Copy all lines below containing "that".

--- BEGIN ---

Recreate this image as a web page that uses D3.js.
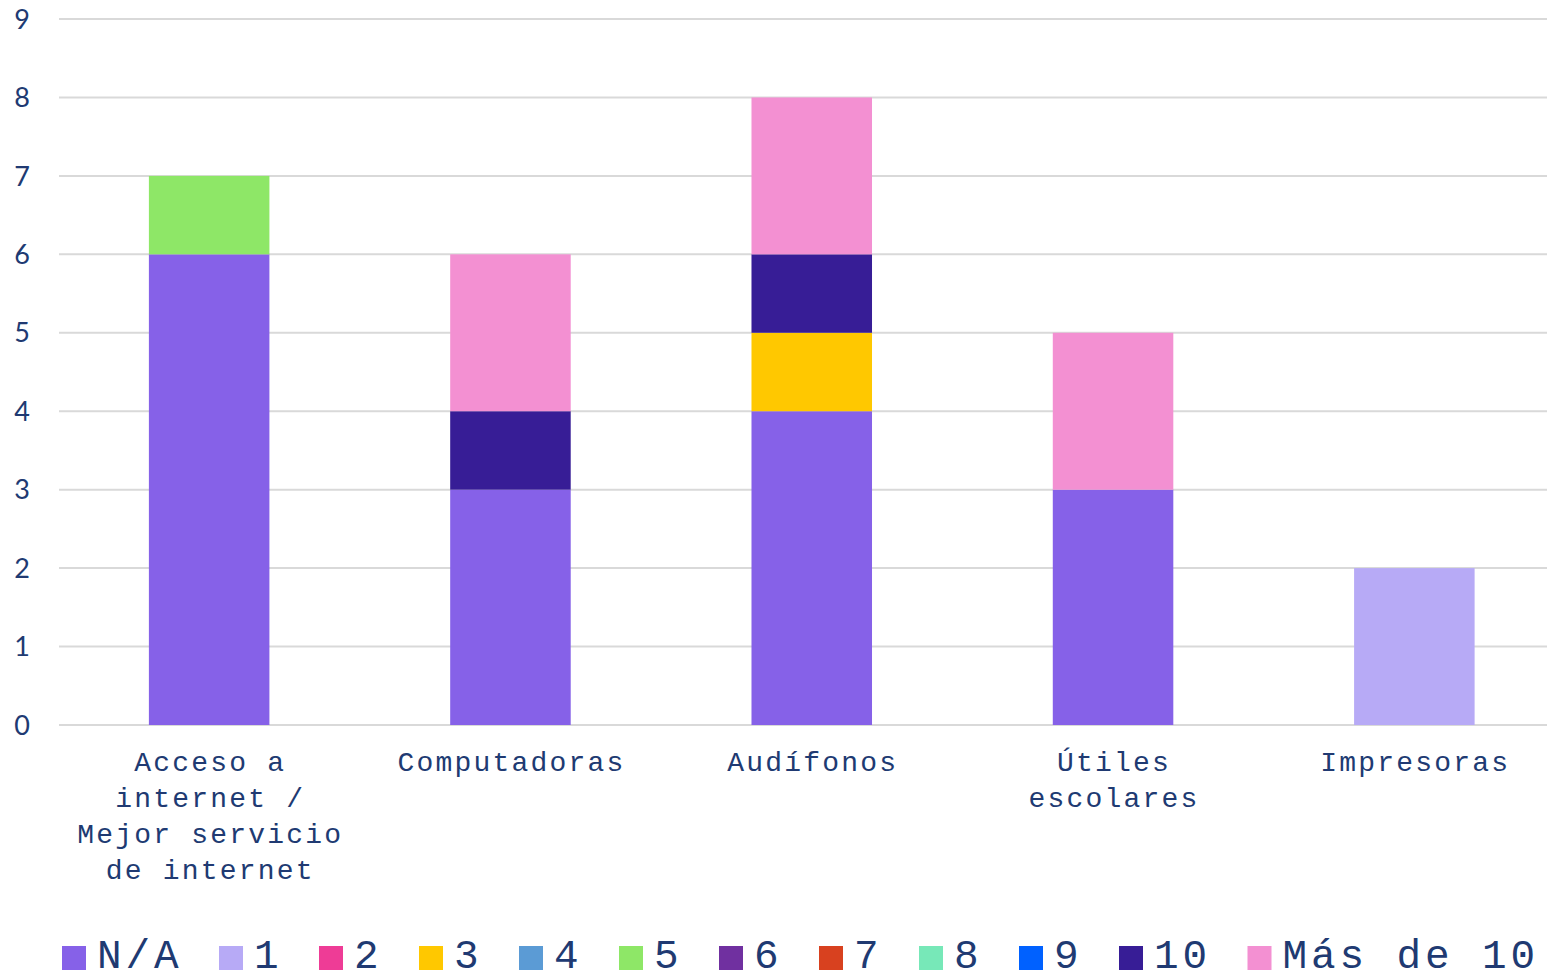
<!DOCTYPE html>
<html><head><meta charset="utf-8">
<script src="https://cdn.jsdelivr.net/npm/d3@7"></script>
<style>body{margin:0;background:#fff}svg{display:block}</style>
</head><body>
<svg id="chart" width="1547" height="975"></svg>
<script>
const categories = [["Acceso a","internet /","Mejor servicio","de internet"],["Computadoras"],["Audífonos"],["Útiles","escolares"],["Impresoras"]];
const categoryKeys = ["Acceso a internet / Mejor servicio de internet","Computadoras","Audífonos","Útiles escolares","Impresoras"];
const seriesNames = ["N/A","1","2","3","4","5","6","7","8","9","10","Más de 10"];
const seriesColors = ["#8661E8","#B7AAF6","#EE3C96","#FFC800","#5B9BD5","#8EE767","#7030A0","#D8411F","#77E8B8","#0061FF","#371D96","#F390D2"];
const vNA   = [6,3,4,3,0];
const v1    = [0,0,0,0,2];
const v2    = [0,0,0,0,0];
const v3    = [0,0,1,0,0];
const v4    = [0,0,0,0,0];
const v5    = [1,0,0,0,0];
const v6    = [0,0,0,0,0];
const v7    = [0,0,0,0,0];
const v8    = [0,0,0,0,0];
const v9    = [0,0,0,0,0];
const v10   = [0,1,1,0,0];
const vMas  = [0,2,2,2,0];
const yTicks = [0,1,2,3,4,5,6,7,8,9];

const seriesValues = [vNA,v1,v2,v3,v4,v5,v6,v7,v8,v9,v10,vMas];
const rows = categoryKeys.map((c,i)=>{const r={cat:c}; seriesNames.forEach((s,j)=>r[s]=seriesValues[j][i]); return r;});
const stack = d3.stack().keys(seriesNames)(rows);

const svg = d3.select("#chart");
const plotLeft=59, plotRight=1547, plotTop=19, plotBottom=725;
const x = d3.scaleBand().domain(categoryKeys).range([58.5,1565]).paddingInner(0.6).paddingOuter(0.3);
const y = d3.scaleLinear().domain([0,9]).range([plotBottom,plotTop]);
const textColor = "#203a72";

// gridlines
svg.append("g").selectAll("line").data(yTicks).join("line")
  .attr("x1",plotLeft).attr("x2",plotRight).attr("y1",d=>y(d)).attr("y2",d=>y(d))
  .attr("stroke","#d9d9d9").attr("stroke-width",2);

// y labels
svg.append("g").selectAll("text").data(yTicks).join("text")
  .attr("x",22).attr("y",d=>y(d)).attr("dy","0.36em").attr("text-anchor","middle")
  .attr("font-family","Lato, 'Noto Sans', sans-serif").attr("font-size",27).attr("fill",textColor)
  .text(d=>d);

// bars
svg.append("g").selectAll("g").data(stack).join("g")
  .attr("fill",(d,i)=>seriesColors[i])
  .selectAll("rect").data(d=>d.filter(p=>p[1]-p[0]>0)).join("rect")
  .attr("x",d=>x(d.data.cat)).attr("width",x.bandwidth())
  .attr("y",d=>y(d[1])).attr("height",d=>y(d[0])-y(d[1]));

// category labels
const cl = svg.append("g").selectAll("text").data(categories).join("text")
  .attr("x",(d,i)=>x(categoryKeys[i])+x.bandwidth()/2+1)
  .attr("text-anchor","middle").attr("font-family","'Liberation Mono', monospace")
  .attr("font-size",28).attr("letter-spacing","2.2px").attr("fill",textColor);
cl.selectAll("tspan").data(d=>d).join("tspan")
  .attr("x",function(){return this.parentNode.getAttribute("x");})
  .attr("y",(d,i)=>771+i*36).text(d=>d);

// legend
const lg = svg.append("g");
let lx = 62;
seriesNames.forEach((s,i)=>{
  lg.append("rect").attr("x",lx).attr("y",946).attr("width",24).attr("height",24).attr("fill",seriesColors[i]);
  const t = lg.append("text").attr("x",lx+35).attr("y",968)
    .attr("font-family","'Liberation Mono', monospace").attr("font-size",41).attr("letter-spacing","3.9px")
    .attr("fill",textColor).text(s);
  lx += 35 + s.length*28.5 + 36.5;
});
</script>
</body></html>
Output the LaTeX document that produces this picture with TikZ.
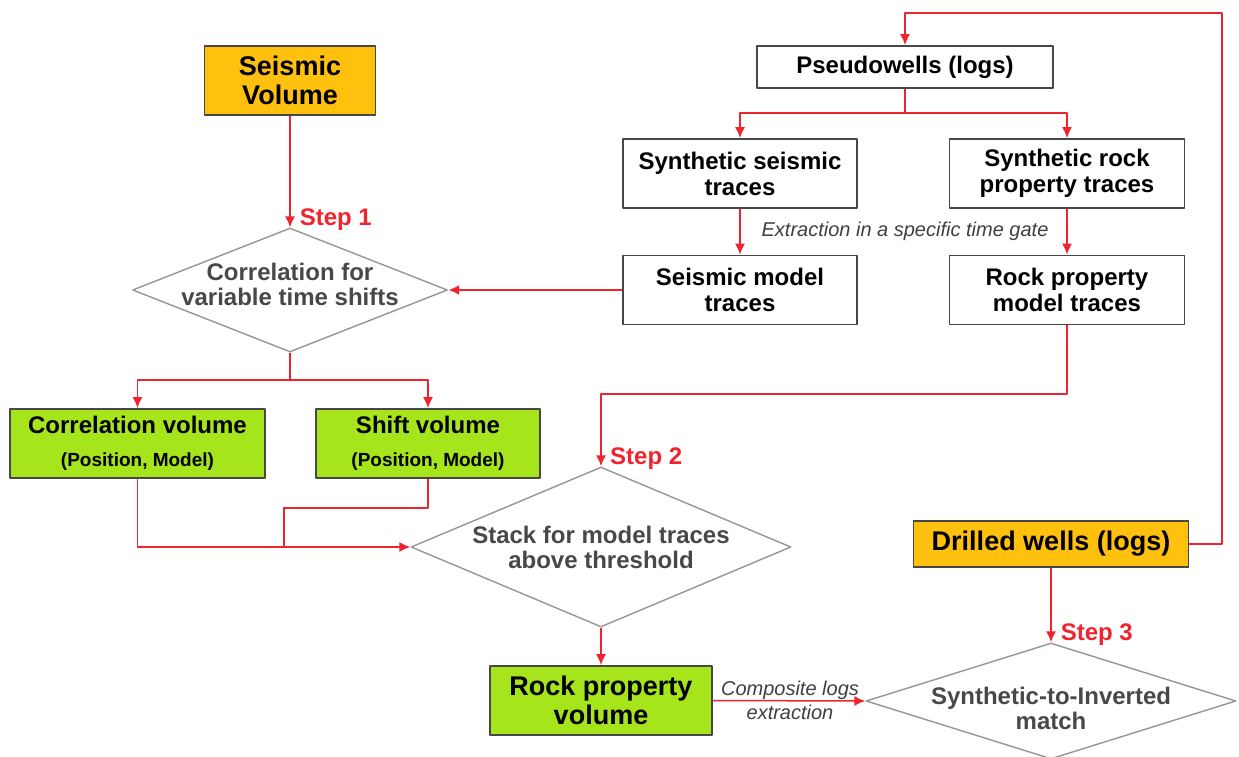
\documentclass[tikz,border=0pt]{standalone}
\usepackage{fontspec}
\setmainfont{Liberation Sans}
\usetikzlibrary{shapes.geometric,arrows.meta}
\definecolor{flowred}{RGB}{240,36,46}
\definecolor{volorange}{RGB}{255,193,14}
\definecolor{volgreen}{RGB}{166,228,28}
\definecolor{dmdgray}{RGB}{150,150,150}
\definecolor{txtgray}{RGB}{72,72,72}
\tikzset{
	box/.style={draw=black!72, line width=1.8pt, fill=white, inner sep=0pt, align=center, font=\bfseries\fontsize{24}{26}\selectfont},
	bigbox/.style={box, font=\bfseries\fontsize{27}{29}\selectfont},
	decision/.style={diamond, draw=dmdgray, line width=1.4pt, inner sep=0pt},
	dectext/.style={align=center, text=txtgray, font=\bfseries\fontsize{24}{25}\selectfont},
	link/.style={draw=flowred, line width=1.5pt},
	flow/.style={link, -{Latex[length=11pt,width=10pt]}},
	steplbl/.style={text=flowred, anchor=base west, inner sep=0pt, xshift=9pt, yshift=2pt, font=\bfseries\fontsize{24}{26}\selectfont},
	note/.style={align=center, text=black!75, font=\itshape\fontsize{20}{24}\selectfont}
}
\begin{document}
\begin{tikzpicture}[x=1pt, y=-1pt, line join=round]
	\fill[white] (0,0) rectangle (1239,757);
	\useasboundingbox (0,0) rectangle (1239,757);
	% left branch
	\node[bigbox, fill=volorange, minimum width=171pt, minimum height=69pt] (sv) at (290,80.5) {Seismic\\Volume};
	\node[decision, minimum width=315pt, minimum height=124pt] (corr) at (290,290) {};
	\node[dectext, yshift=6pt] (corrtxt) at (corr) {Correlation for\\variable time shifts};
	\node[box, fill=volgreen, minimum width=255pt, minimum height=69pt] (cv) at (137.5,443.5) {Correlation volume\\[7pt]{\fontsize{19}{21}\selectfont (Position, Model)}};
	\node[box, fill=volgreen, minimum width=224pt, minimum height=69pt] (shv) at (428,443.5) {Shift volume\\[7pt]{\fontsize{19}{21}\selectfont (Position, Model)}};
	\node[decision, minimum width=380pt, minimum height=160pt] (stk) at (601,547) {};
	\node[dectext] (stktxt) at (stk) {Stack for model traces\\above threshold};
	\node[bigbox, fill=volgreen, minimum width=222pt, minimum height=69pt] (rpv) at (601,700.5) {Rock property\\volume};
	% right branch
	\node[box, minimum width=296pt, minimum height=42pt] (pw) at (905,67) {Pseudowells (logs)};
	\node[box, minimum width=234pt, minimum height=69pt] (sst) at (740,173.5) {Synthetic seismic\\traces};
	\node[box, minimum width=235pt, minimum height=69pt] (srpt) at (1067,173.5) {Synthetic rock\\property traces};
	\node[box, minimum width=234pt, minimum height=69pt] (smt) at (740,290) {Seismic model\\traces};
	\node[box, minimum width=235pt, minimum height=69pt] (rpmt) at (1067,290) {Rock property\\model traces};
	\node[note] (gate) at (905,231) {Extraction in a specific time gate};
	\node[bigbox, fill=volorange, minimum width=275pt, minimum height=46pt] (dw) at (1051,544) {Drilled wells (logs)};
	\node[decision, minimum width=370pt, minimum height=116pt] (match) at (1051,701) {};
	\node[dectext, yshift=-7pt] (matchtxt) at (match) {Synthetic-to-Inverted\\match};
	\node[note] (complbl) at (790,700) {Composite logs\\extraction};
	% helper points
	\coordinate (split1) at (290,380);
	\coordinate (split2) at (905,113);
	\coordinate (jog) at (284,508);
	\coordinate (join) at (284,547);
	\coordinate (turn) at (1067,394);
	\coordinate (corner) at (1222,13);
	% connectors
	\draw[flow] (sv) -- (corr.north) node[steplbl] (step1) {Step 1};
	\draw[flow, line width=2.6pt] (smt.west) -- (corr.east);
	\draw[link] (corr.south) -- (split1);
	\draw[flow] (split1) -| (cv.north);
	\draw[flow] (split1) -| (shv.north);
	\draw[flow] (cv.south) |- (stk.west);
	\draw[link] (shv.south) |- (jog) -- (join);
	\draw[flow] (rpmt.south) -- (turn) -| (stk.north);
	\node[steplbl] (step2) at (stk.north) {Step 2};
	\draw[flow] (stk.south) -- (rpv.north);
	\draw[flow] (rpv.east) -- (match.west);
	\draw[flow] (dw.east) -| (corner) -| (pw.north);
	\draw[link] (pw.south) -- (split2);
	\draw[flow] (split2) -| (sst.north);
	\draw[flow] (split2) -| (srpt.north);
	\draw[flow] (sst.south) -- (smt.north);
	\draw[flow] (srpt.south) -- (rpmt.north);
	\draw[flow] (dw.south) -- (match.north) node[steplbl] (step3) {Step 3};
\end{tikzpicture}
\end{document}
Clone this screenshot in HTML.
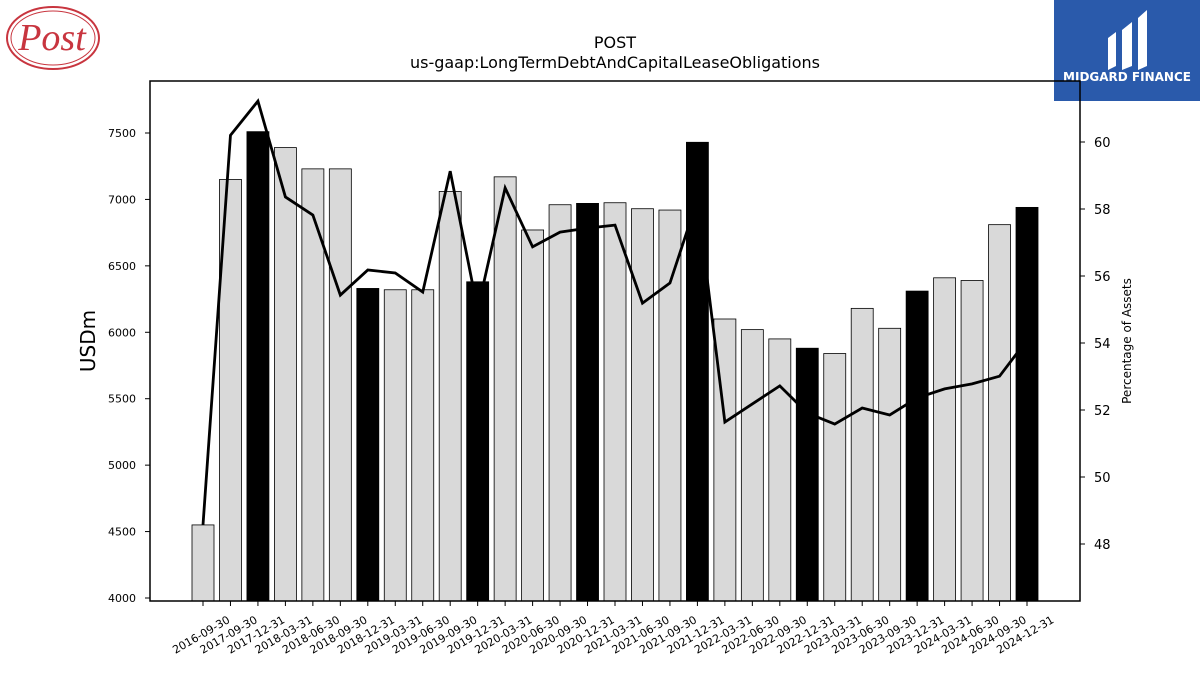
<!DOCTYPE html>
<html><head><meta charset="utf-8"><style>
body{margin:0;background:#fff;font-family:"Liberation Sans","DejaVu Sans",sans-serif}
</style></head><body>
<svg id="c" width="1200" height="675" xmlns="http://www.w3.org/2000/svg" style="font-family:'DejaVu Sans','Liberation Sans',sans-serif">
<g>
<ellipse cx="53" cy="38" rx="46" ry="31" fill="#fff" stroke="#c8353f" stroke-width="2"/>
<ellipse cx="53" cy="38" rx="42" ry="27" fill="none" stroke="#c8353f" stroke-width="1"/>
<text x="52" y="50" text-anchor="middle" font-family="Liberation Serif,serif" font-style="italic" font-size="38" fill="#c8353f">Post</text>
</g>
<g>
<rect x="1054" y="0" width="146" height="101" fill="#2a5aab"/>
<path d="M1108 38 L1116 32 L1116 66 L1108 70Z M1122 30 L1132 22 L1132 66 L1122 70Z M1138 18 L1147 10 L1147 66 L1138 70Z" fill="#fff"/>
<text x="1127" y="81" text-anchor="middle" font-size="12" font-weight="bold" fill="#fff">MIDGARD FINANCE</text>
</g>
<text x="615" y="48" text-anchor="middle" font-size="16">POST</text>
<text x="615" y="68" text-anchor="middle" font-size="16">us-gaap:LongTermDebtAndCapitalLeaseObligations</text>
<g id="bars"></g><g id="axes"></g>
<rect x="150" y="81" width="930" height="520" fill="none" stroke="#000" stroke-width="1.5"/>
<text transform="translate(95,341) rotate(-90)" text-anchor="middle" font-size="20">USDm</text>
<text transform="translate(1131,341) rotate(-90)" text-anchor="middle" font-size="12">Percentage of Assets</text>
</svg>
<script>
const categories=["2016-09-30","2017-09-30","2017-12-31","2018-03-31","2018-06-30","2018-09-30","2018-12-31","2019-03-31","2019-06-30","2019-09-30","2019-12-31","2020-03-31","2020-06-30","2020-09-30","2020-12-31","2021-03-31","2021-06-30","2021-09-30","2021-12-31","2022-03-31","2022-06-30","2022-09-30","2022-12-31","2023-03-31","2023-06-30","2023-09-30","2023-12-31","2024-03-31","2024-06-30","2024-09-30","2024-12-31"];
const debtValues=[4550,7150,7510,7390,7230,7230,6330,6320,6320,7060,6380,7170,6770,6960,6970,6975,6930,6920,7430,6100,6020,5950,5880,5840,6180,6030,6310,6410,6390,6810,6940];
const pctAssets=[48.57,60.2,61.22,58.36,57.82,55.43,56.18,56.09,55.52,59.13,54.99,58.63,56.87,57.31,57.43,57.52,55.19,55.79,58.27,51.64,52.18,52.72,51.91,51.58,52.06,51.85,52.36,52.63,52.78,53.01,54.09];
const yTicks=[4000,4500,5000,5500,6000,6500,7000,7500];
const y2Ticks=[48,50,52,54,56,58,60];
const NS="http://www.w3.org/2000/svg";
const y=v=>598-(v-4000)*0.13286;
const y2=v=>142-(v-60)*33.5;
const x=i=>203+i*27.467;
function mk(t,a,p){const e=document.createElementNS(NS,t);for(const k in a)e.setAttribute(k,a[k]);p.appendChild(e);return e;}
const B=document.getElementById('bars'),A=document.getElementById('axes');
categories.forEach((c,i)=>{
 const dark=c.endsWith('12-31');
 const r=mk('rect',{x:x(i)-11,y:y(debtValues[i]),width:22,height:601-y(debtValues[i]),fill:dark?'#000':'#d9d9d9',stroke:'#000','stroke-width':0.8},B);
 
 
 mk('line',{x1:x(i),x2:x(i),y1:601,y2:606,stroke:'#000'},A);
 const t=mk('text',{'font-size':11,'text-anchor':'middle',transform:`translate(${x(i)},${638}) rotate(-30)`},A);
 t.textContent=c;
 
 
});
const pl=mk('polyline',{points:pctAssets.map((v,i)=>x(i)+','+y2(v)).join(' '),fill:'none',stroke:'#000','stroke-width':2.8},B);


yTicks.forEach(v=>{mk('line',{x1:145,x2:150,y1:y(v),y2:y(v),stroke:'#000'},A);
 const t=mk('text',{x:136,y:y(v)+4,'font-size':11,'text-anchor':'end'},A);t.textContent=v;
 
 });
y2Ticks.forEach(v=>{mk('line',{x1:1080,x2:1085,y1:y2(v),y2:y2(v),stroke:'#000'},A);
 const t=mk('text',{x:1094,y:y2(v)+5,'font-size':13},A);t.textContent=v;
 
 });
</script>
</body></html>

--- END ---

• Response to this task:
Recreate this image as a web page that uses D3.js.
Output the LaTeX document that produces this picture with TikZ.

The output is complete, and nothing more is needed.